Load Balanced Parallelization with snowfall

Published by Xavier on 2013-03-05 Xavi

For some reason, I didn't notice a few months ago the best way to perform a parallelized version of Lapply with package snowfall.

We implemented the parallel version of function lapply with the function sfLapply, in the development of our pipeline prototype for Exome Variant Analysis ( https://launchpad.net/eva ).

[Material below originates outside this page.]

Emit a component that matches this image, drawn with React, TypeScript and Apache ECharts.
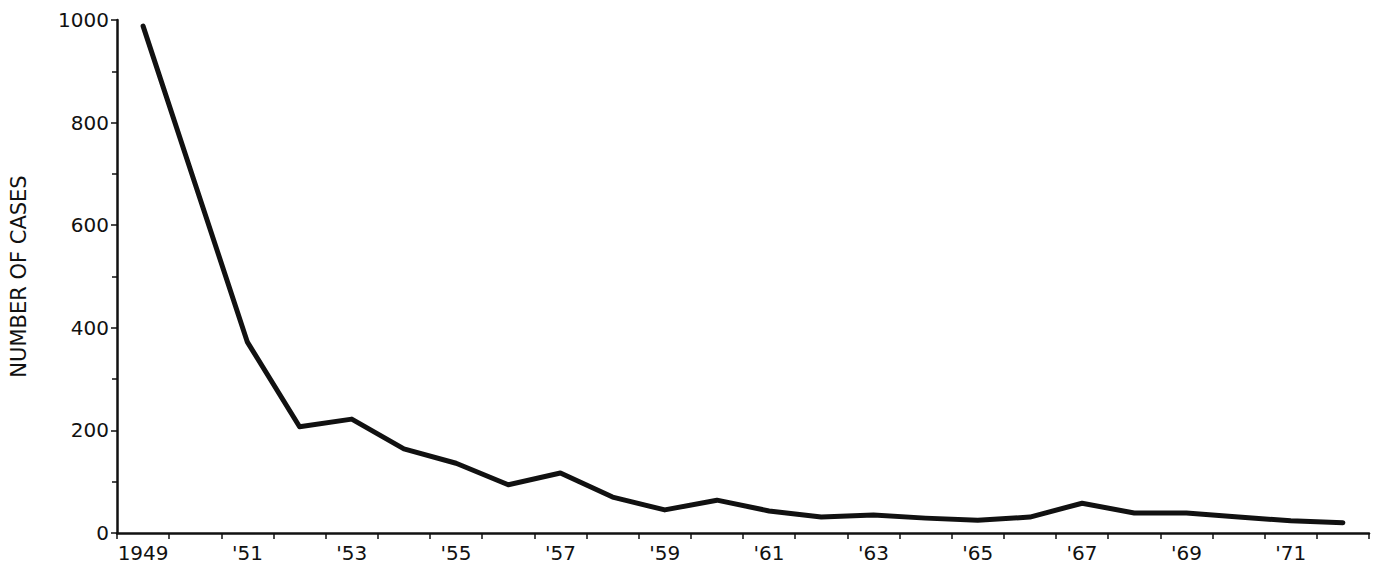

However, I've just read the nice tutorial from Knaus & Porzelius (2009), in which he shows a nice diagram to clarify why sfClusterApplyLB can be better to have a load balanced version of your own code:

Click to enlarge
Click to enlarge

Therefore, we changed the critical line, easily, from :

# ...
  start3 <- Sys.time(); result2 <- sfLapply(1:length(params$file_list), wrapper2.parallelizable.per.sample) ; duration <- Sys.time()-start3;
  # ...


# ...
  start3 <- Sys.time(); result2 <- sfClusterApplyLB(1:length(params$file_list), wrapper2.parallelizable.per.sample) ; duration <- Sys.time()-start3;
  # ...

(as you can see, we are parallelizing here per samples, not per processes within each sample; one thing at a time, since we only have a few spare cpus in our servers and we are not running the process in a real cluster yet)

With our test datasets, we cannot notice any great difference (a couple of small files for debugging purposes), but we'll be glad to check the potential improvement (let's hope so) with real case scenarios in short, in which some samples are way bigger than some other ones...

In my todo list there is a new entry related to the other interesting function called "sfClusterApplySR", explained also in the standard vignettes from snowfall:

Another helpful function for long running clusters is sfClusterApplySR, which saves intermediate results after processing n-indices (where n is the amount of CPUs). If it is likely you have to interrupt your program (probably because of server maintenance) you can start using sfClusterApplySR and restart your program without the results produced up to the shutdown time.

And we hope to find some time in the following months to test a similar parallelization process with the "parallel" package (even if I have no clue yet whether there is any equivalent approach for load-balanced parallelization).

Some day...